Saturday, April 14, 2012

Souhegan Watershed Association takes over regional paddling trips

Although water levels in local rivers aren’t cooperating and the overseeing organization has changed, plenty of low-cost paddling trips have been scheduled this year for fans of canoes and kayaks, just as they have for many years.

“I believe this is the 26th year, and I would say I’ve been organizing for about 20 years,” said Gwen Whitbeck of Mason. “We have 35 of them scheduled this year.”

The trips, which cover various skill levels and are led by experienced volunteers, have long been organized through the largely volunteer Merrimack River Watershed Association, but Whitbeck switched this year to the entirely volunteer Souhegan Watershed Association.

“It was just time to move on,” she said.

One advantage of the shift, Whitbeck said, is that the MRWA, based in Haverhill, Mass., has taken to focusing more on the downstream portion of the river in Massachusetts, making things a little harder for New Hampshire-oriented trips.

“Many of the trip leaders are from this area, so if we’re up here, having meetings here, it’s easier for people,” Whitbeck said.

Trips cover rivers in southern New Hampshire and eastern Massachusetts and occasionally Maine. They range from April trips during high-water time after snowmelt (in other years, anyway) to October foliage-viewing paddles.

Skill levels range from easy flatwater trips to mid-level whitewater, which can reach Class III at times, especially when large dams are doing water releases.

This year’s near-record low levels for rivers has taken a toll. The first trip of the season, last weekend’s jaunt through upper Souhegan River from Greenville to Wilton, had to be moved to the Merrimack River in Manchester because of a lack of water in the smaller river.

Trips are free, although people are encouraged to join the Souhegan Watershed Association ($15 annual cost per person, $25 for families). Money will help support the group, which among other things oversees annual water quality monitoring throughout the Souhegan and upper Merrimack rivers.

Participants must provide all equipment, including boats, paddles and mandatory life vests, or personal flotation devices, in official terminology.
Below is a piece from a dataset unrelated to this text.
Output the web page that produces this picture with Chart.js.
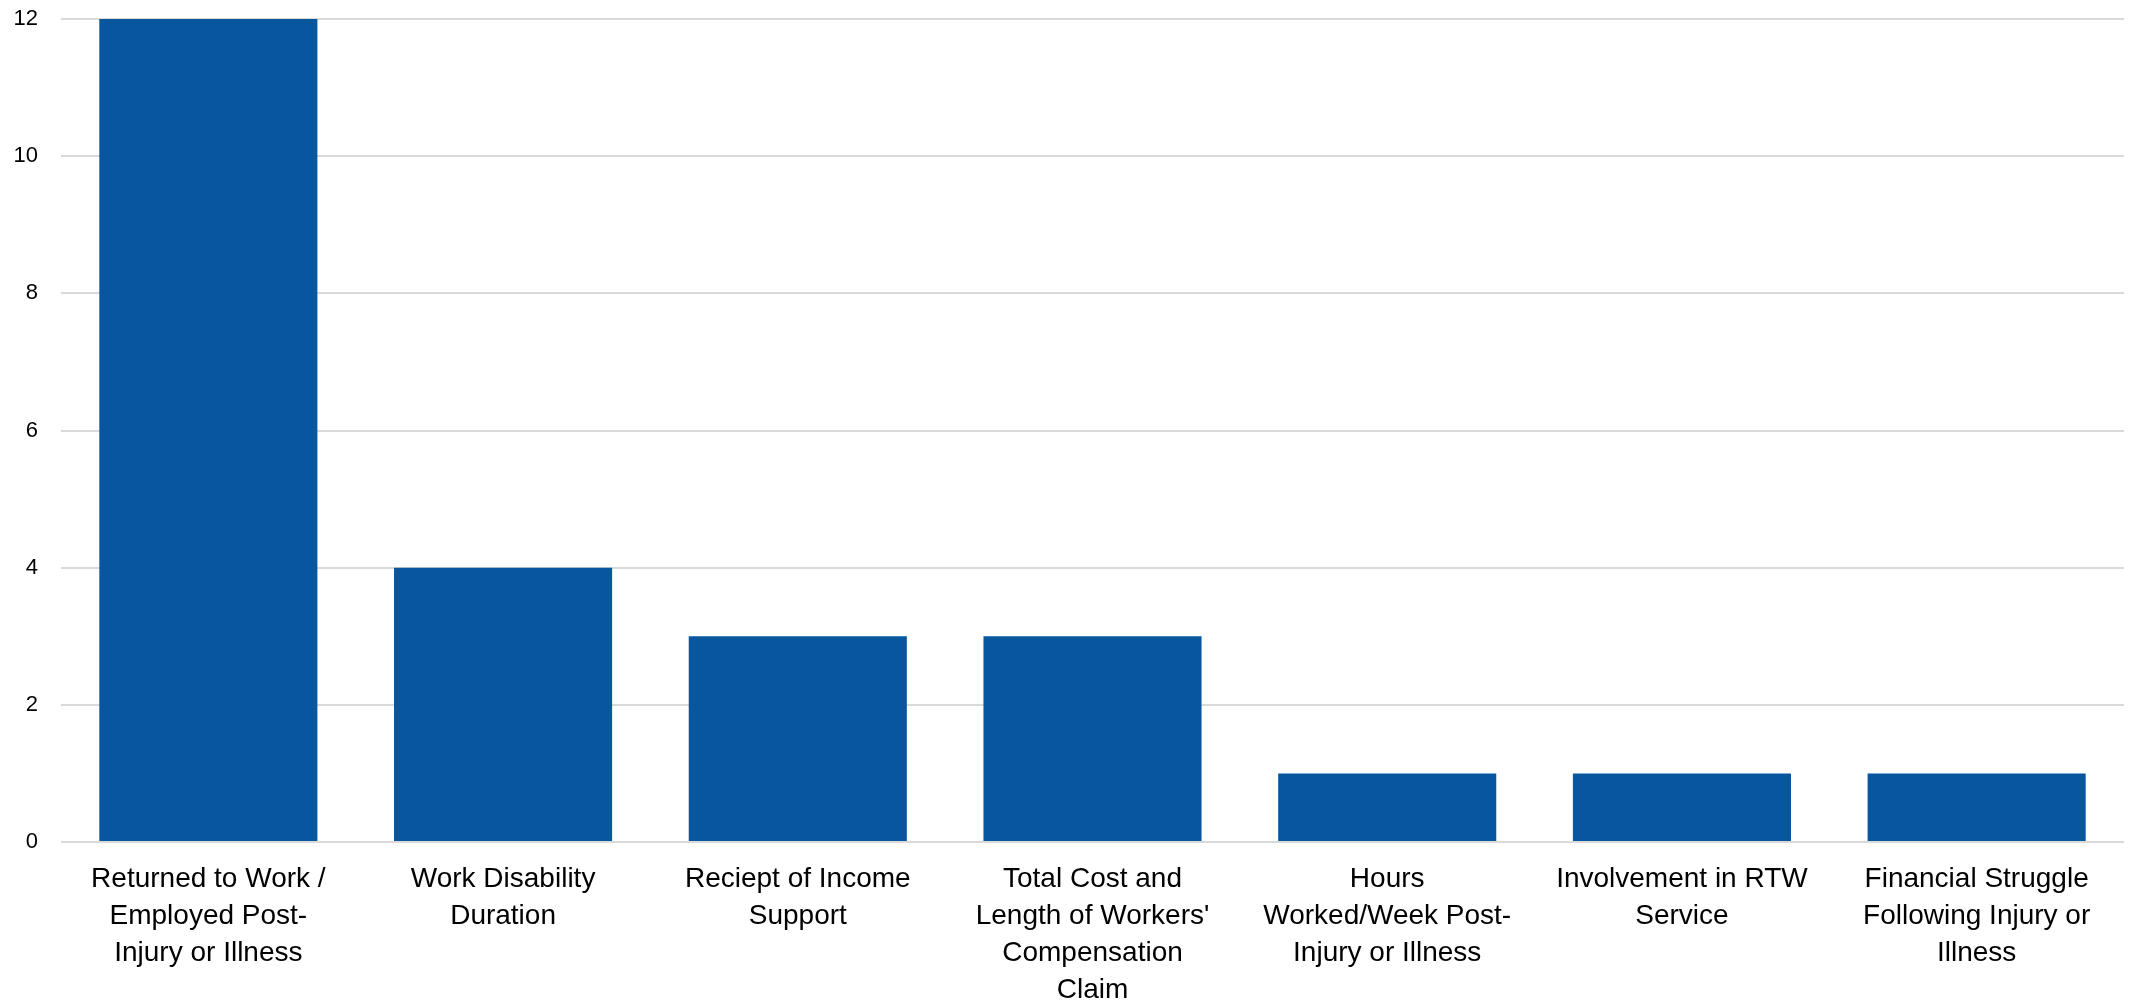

Pets are forbidden, and small children are strongly discouraged.

The biggest advantage of going on a group paddle is having more people to participate in the shuttle. Usually participants drop their boats at the starting point, drive to the end and leave their cars, and are shuttled back.

“We usually start 9-9:30 in morning, arrange the shuttle. It’s a pretty leisurely trip with lunch, done about 2 or 3,” Whitbeck said.

“I just enjoy being out on the river and I like getting other people out there. Once you’ve been on the river, you have more respect for it, you’re caring for it,” she said.